Naturgemäß sind Porsche 993 GT2 extrem selten am Markt. Das hier gezeigte, Exemplar wurde am 25. März 2020 bei der Online Auktion von RM Sotheby’s versteigert. Außen in unaufgeregtem, fast schon unschuldigem Arktissilber, der Innenraum mit schwarzem und grauem Leder ausstaffiert. Er wurde ab Werk auf besonderen Kundenwunsch mit Klimaanlage, elektrischen Fensterhebern, und einer Grünkeilfrontscheibe ausgestattet. Vor ein paar Jahren wurde das Fahrzeug aus Japan in die Vereinigten Staaten importiert.
Wie die meisten GT2 hat auch dieses Exemplar eine sehr geringe Laufleistung. Nur 30.113 Kilometer ist er bislang gelaufen. Die superleichten Schalensitze mit den grauen Sitzbahnen halten die Passagiere auch bei ambitionierter Kurvenjagd fest im Sitz. Im Gegensatz zu den vielen modifizierten Porsche 993 GT2 ist dieser hier ein absolut serienmäßiges Exemplar.

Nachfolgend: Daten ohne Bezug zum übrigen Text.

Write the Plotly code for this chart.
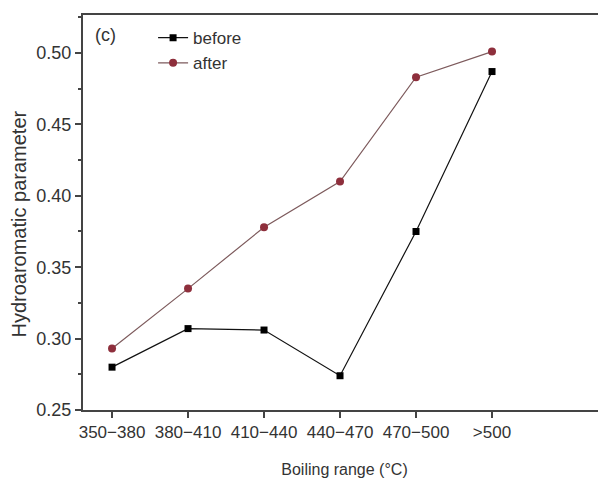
import plotly.graph_objects as go

categories = ["350\u2212380", "380\u2212410", "410\u2212440", "440\u2212470", "470\u2212500", ">500"]
before = [0.280, 0.307, 0.306, 0.274, 0.375, 0.487]
after = [0.293, 0.335, 0.378, 0.410, 0.483, 0.501]

font_family = "Liberation Sans, Arial, sans-serif"

fig = go.Figure()
fig.add_trace(go.Scatter(
    x=categories, y=before, name="before", mode="lines+markers",
    line=dict(color="#111111", width=1.2),
    marker=dict(symbol="square", size=7, color="#000000"),
))
fig.add_trace(go.Scatter(
    x=categories, y=after, name="after", mode="lines+markers",
    line=dict(color="#7d5a5c", width=1.2),
    marker=dict(symbol="circle", size=8, color="#8e2f3c"),
))

fig.update_layout(
    width=606, height=480,
    margin=dict(l=75, r=8, t=7, b=78),
    paper_bgcolor="white", plot_bgcolor="white",
    font=dict(family=font_family, color="#333333"),
    showlegend=True,
    legend=dict(
        x=0.134, y=0.987, xanchor="left", yanchor="top",
        bgcolor="rgba(0,0,0,0)", borderwidth=0,
        font=dict(size=17, color="#333333"),
        tracegroupgap=0,
    ),
    xaxis=dict(
        type="category",
        range=[-0.382, 6.5],
        automargin=False,
        showgrid=False, zeroline=False,
        showline=True, linecolor="#444444", linewidth=2, mirror=True,
        ticks="outside", ticklen=6, tickwidth=1.5, tickcolor="#444444",
        tickfont=dict(size=17, color="#333333"),
        title=dict(text="Boiling range (\u00b0C)", font=dict(size=16, color="#333333"), standoff=22),
    ),
    yaxis=dict(
        range=[0.25, 0.5266],
        automargin=False,
        tick0=0.25, dtick=0.05, tickformat=".2f",
        showgrid=False, zeroline=False,
        showline=True, linecolor="#444444", linewidth=2, mirror=False,
        ticks="outside", ticklen=6, tickwidth=1.5, tickcolor="#444444",
        tickfont=dict(size=18, color="#333333"),
        minor=dict(dtick=0.025, tick0=0.25, ticks="outside", ticklen=3, tickcolor="#444444", tickwidth=1.5),
    ),
    annotations=[
        dict(
            text="(c)", xref="paper", yref="paper", x=0.019, y=0.98,
            xanchor="left", yanchor="top", showarrow=False,
            font=dict(size=18, color="#333333"),
        ),
        dict(
            text="Hydroaromatic parameter", xref="paper", yref="paper",
            x=-0.122, y=0.47, xanchor="center", yanchor="middle",
            textangle=-90, showarrow=False,
            font=dict(size=20, color="#333333"),
        ),
    ],
)

fig.write_html("out.html")
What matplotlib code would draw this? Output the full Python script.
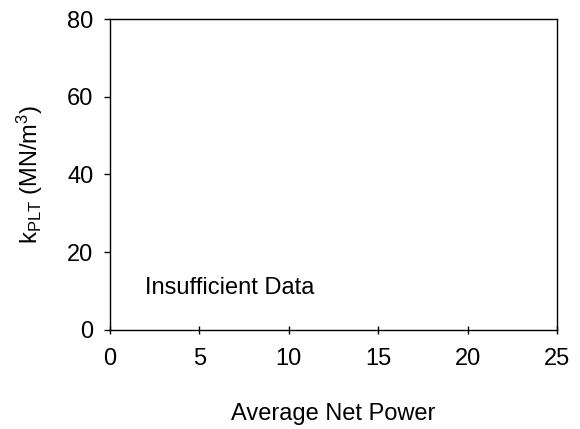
import matplotlib
matplotlib.use("Agg")
import matplotlib.pyplot as plt

plt.rcParams["font.family"] = ["Liberation Sans", "DejaVu Sans"]
plt.rcParams["mathtext.fontset"] = "custom"
plt.rcParams["mathtext.rm"] = "Liberation Sans"
plt.rcParams["mathtext.it"] = "Liberation Sans"

# zakresy osi i etykiety
x_ticks = [0, 5, 10, 15, 20, 25]
y_ticks = [0, 20, 40, 60, 80]
note = "Insufficient Data"
note_pos = (1.95, 10.8)

fig = plt.figure(figsize=(5.8, 4.29), dpi=100)
ax = fig.add_axes([0.1897, 0.2308, 0.7706, 0.7249])

ax.set_xlim(x_ticks[0], x_ticks[-1])
ax.set_ylim(y_ticks[0], y_ticks[-1])
ax.set_xticks(x_ticks)
ax.set_yticks(y_ticks)
ax.tick_params(axis="x", direction="inout", length=6, width=1, labelsize=17, pad=10)
ax.tick_params(axis="y", direction="out", length=4, width=1, labelsize=17, pad=8)
for s in ax.spines.values():
    s.set_linewidth(1)

ax.text(note_pos[0], note_pos[1], note, fontsize=17, ha="left", va="center")

ax.set_xlabel("Average Net Power", fontsize=17, labelpad=24)
ax.set_ylabel(r"k$_{\mathrm{PLT}}$ (MN/m$^{3}$)", fontsize=17, labelpad=16)

fig.savefig("out.png", dpi=100)
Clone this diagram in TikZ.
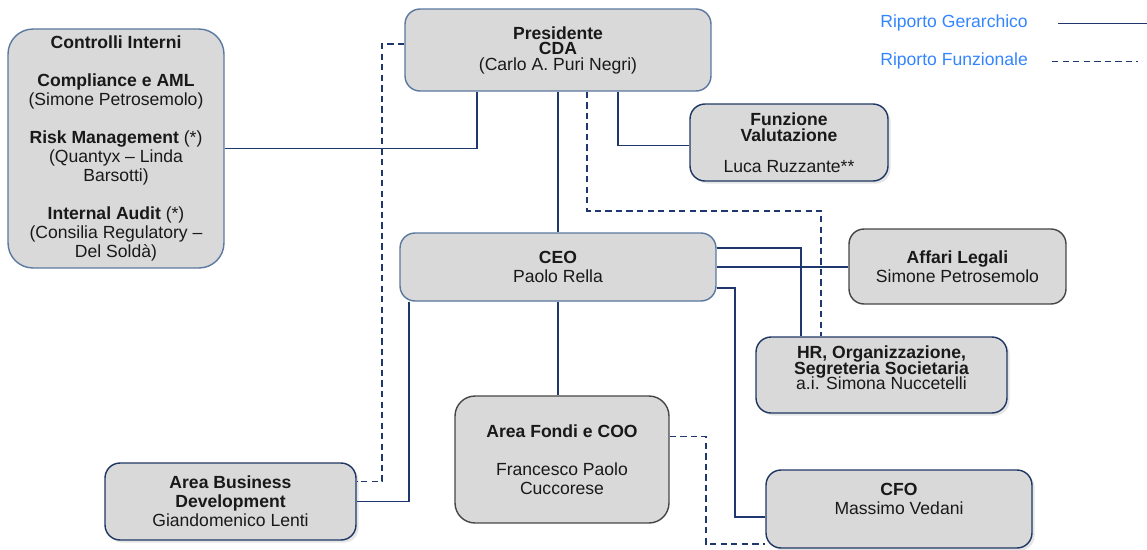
\documentclass[tikz,border=0pt]{standalone}
\usepackage{fontspec}
\setmainfont{Liberation Sans}
\usetikzlibrary{calc,shadows}

\definecolor{boxfill}{RGB}{217,217,217}
\definecolor{edgeblue}{RGB}{90,120,160}
\definecolor{edgenavy}{RGB}{30,55,100}
\definecolor{edgegray}{RGB}{70,70,70}
\definecolor{linknavy}{RGB}{30,55,110}
\definecolor{legendblue}{RGB}{51,133,255}

\begin{document}
\begin{tikzpicture}[x=0.02cm, y=-0.02cm,
    font=\fontsize{10}{10.8}\selectfont,
    box/.style={fill=boxfill, rounded corners=0.3cm, line width=0.8pt,
        inner sep=0pt, align=center, text=black!90},
    lightbox/.style={box, draw=edgeblue},
    navybox/.style={box, draw=edgenavy,
        drop shadow={shadow xshift=1.5pt, shadow yshift=-1.5pt, opacity=0.25, fill=black!40}},
    graybox/.style={box, draw=edgegray},
    boxtext/.style={align=center, inner sep=0pt, text=black!90},
    ger/.style={draw=linknavy, line width=1.1pt},
    fun/.style={ger, dash pattern=on 3.6pt off 2.4pt},
    legend/.style={text=legendblue, inner sep=0pt, anchor=west}]

    \useasboundingbox (0,0) rectangle (1147,549);

    % Boxes
    \node[lightbox, rounded corners=0.5cm, minimum width=4.32cm, minimum height=4.78cm] (ctrl) at (116,148.5)
        {\textbf{Controlli Interni}\\[10.8pt]
         \textbf{Compliance e AML}\\(Simone Petrosemolo)\\[10.8pt]
         \textbf{Risk Management} (*)\\(Quantyx – Linda\\Barsotti)\\[10.8pt]
         \textbf{Internal Audit} (*)\\(Consilia Regulatory –\\Del Soldà)};
    \node[lightbox, minimum width=6.12cm, minimum height=1.64cm] (pres) at (558,50)
        {\textbf{Presidente}\\[-2pt]\textbf{CDA}\\[-2pt](Carlo A. Puri Negri)};
    \node[navybox, minimum width=3.96cm, minimum height=1.54cm] (fval) at (789,142.5)
        {\textbf{Funzione}\\[-1.7pt]\textbf{Valutazione}\\[6.8pt]Luca Ruzzante**};
    \node[lightbox, minimum width=6.32cm, minimum height=1.36cm] (ceo) at (558,267)
        {\textbf{CEO}\\Paolo Rella};
    \node[graybox, minimum width=4.34cm, minimum height=1.5cm] (legali) at (957.5,266.5)
        {\textbf{Affari Legali}\\Simone Petrosemolo};
    \node[navybox, minimum width=5.02cm, minimum height=1.52cm] (hr) at (881.5,375) {};
    \node[boxtext] (hrtxt) at (881.5,368)
        {\textbf{HR, Organizzazione,}\\[-2pt]\textbf{Segreteria Societaria}\\[-2pt]a.i. Simona Nuccetelli};
    \node[graybox, rounded corners=0.4cm, minimum width=4.28cm, minimum height=2.54cm] (fondi) at (562,459.5)
        {\textbf{Area Fondi e COO}\\[10.8pt]Francesco Paolo\\Cuccorese};
    \node[navybox, minimum width=5.02cm, minimum height=1.54cm] (abd) at (230.5,501.5)
        {\textbf{Area Business}\\\textbf{Development}\\Giandomenico Lenti};
    \node[navybox, minimum width=5.32cm, minimum height=1.56cm] (cfo) at (899,509) {};
    \node[boxtext] (cfotxt) at (899,499) {\textbf{CFO}\\Massimo Vedani};

    % Riporto gerarchico
    \draw[ger] (ctrl.east) -| ($(pres.south west)+(73,0)$);
    \draw[ger] (ceo.north |- pres.south) -- (ceo.north);
    \draw[ger] ($(pres.south west)+(214,0)$) |- ($(fval.west)+(0,3)$);
    \draw[ger] (ceo.east) -- (ceo.east -| legali.west);
    \draw[ger] ($(ceo.north east)+(0,16)$) -| ($(hr.north west)+(46,0)$);
    \draw[ger] ($(ceo.south east)+(0,-14)$) -| ($(cfo.west)+(-30,8)$) -- ($(cfo.west)+(0,8)$);
    \draw[ger] (ceo.south) -- (ceo.south |- fondi.north);
    \draw[ger] ($(ceo.south west)+(10,0)$) |- (abd.east);

    % Riporto funzionale
    \draw[fun] ($(pres.south west)+(183,0)$) -- ++(0,119) -| ($(hr.north west)+(66,0)$);
    \draw[fun] ($(pres.west)+(0,-6)$) -- ++(-22,0) |- ($(abd.east)+(0,-20)$);
    \draw[fun] ($(fondi.east)+(0,-23)$) -- ++(36,0) |- ($(cfo.south west)+(0,-5)$);

    % Legenda
    \node[legend] (gertxt) at (880,22.5) {Riporto Gerarchico};
    \node[legend] (funtxt) at (880,61) {Riporto Funzionale};
    \coordinate (gerL) at (1058,23.5);
    \coordinate (gerR) at (1147,23.5);
    \coordinate (funL) at (1052,61.5);
    \coordinate (funR) at (1138,61.5);
    \draw[ger] (gerL) -- (gerR);
    \draw[fun] (funL) -- (funR);
\end{tikzpicture}
\end{document}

Eine Steinschlagschutzfolie auf der Front konserviert den hervorragenden Allgemeinzustand, des 100%-igen Erstlacks. Es handelt sich also um ein hervorragend gepflegtes Exemplar des extremsten, teuersten, schnellsten und somit ultimativen luftgekühlten Porsche 911. Der heilige Gral, sozusagen.